SIMBAD references

We present the first complete ∼55-671µm spectral scan of a low-mass Class 0 protostar (Serpens SMM1) taken with the PACS and SPIRE spectrometers onboard Herschel. More than 145 lines have been detected, most of them rotationally excited lines of ¹²CO (full ladder from J_u=4-3 to 42-41 and E_u/k=4971K), H₂O (up to 8₁₈-7₀₇ and E_u/k=1036K), OH (up to ²Π_1/2 J=7/2-5/2 and E_u/k=618K), ¹³CO (up to J_u=16-15), HCN and HCO⁺ (up to J_u=12-11).

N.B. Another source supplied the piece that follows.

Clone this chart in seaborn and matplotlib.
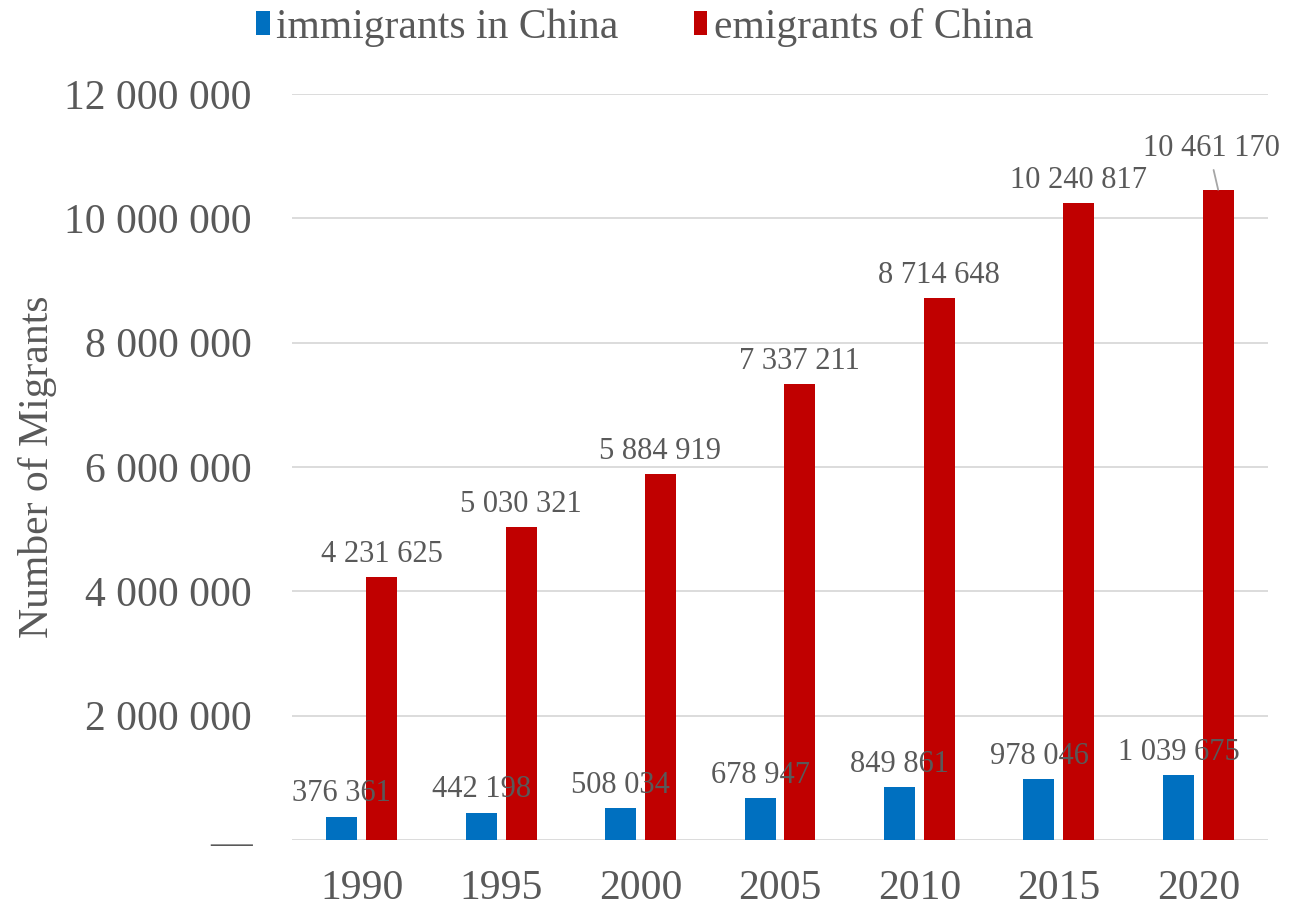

Bright [OI]63, 145µm and weaker [CII]158 and [CI]370, 609µm lines are also detected, but excited lines from chemically related species (NH₃, CH⁺, CO⁺, OH⁺ or H₂O⁺) are not. Mid-infrared spectra retrieved from the Spitzer archive are also first discussed here. The ∼10-37µm spectrum has many fewer lines, but shows clear detections of [NeII], [FeII], [SIII] and [SI] fine structure lines, as well as weaker H₂ S(1) and S(2) pure rotational lines. The observed line luminosity is dominated by CO (∼54%), H₂O (∼22%), [OI] (∼12%) and OH (∼9%) emission. A multi-component radiative transfer model allowed us to approximately quantify the contribution of the three different temperature components suggested by the ¹²CO rotational ladder (T_k^hot≃800K, T_k^warm≃375K and T_k^cool≃150K). Gas densities n(H₂)>5x10⁶cm^–3 are needed to reproduce the observed far-IR lines arising from shocks in the inner protostellar envelope (warm and hot components) for which we derive upper limit abundances of x(CO)≲10^–4, x(H₂O)≲0.2x10^–5 and x(OH)≲10^–6 with respect to H₂. The lower energy submm ¹²CO and H₂O lines show more extended emission that we associate with the cool entrained outflow gas. Fast dissociative J-shocks (v_s>60km/s) within an embedded atomic jet, as well as lower velocity small-scale non-dissociative shocks (v_s≲20km/s) are needed to explain both the atomic fine structure lines and the hot CO and H₂O lines respectively. Observations also show the signature of UV radiation (weak [CII] and [CI] lines and high HCO⁺/HCN abundance ratios) and thus, most observed species likely arise in UV-irradiated shocks. Dissociative J-shocks produced by a jet impacting the ambient material are the most probable origin of [OI] and OH emission and of a significant fraction of the warm CO emission. In addition, H₂O photodissociation in UV-irradiated non-dissociative shocks along the outflow cavity walls can also contribute to the [OI] and OH emission.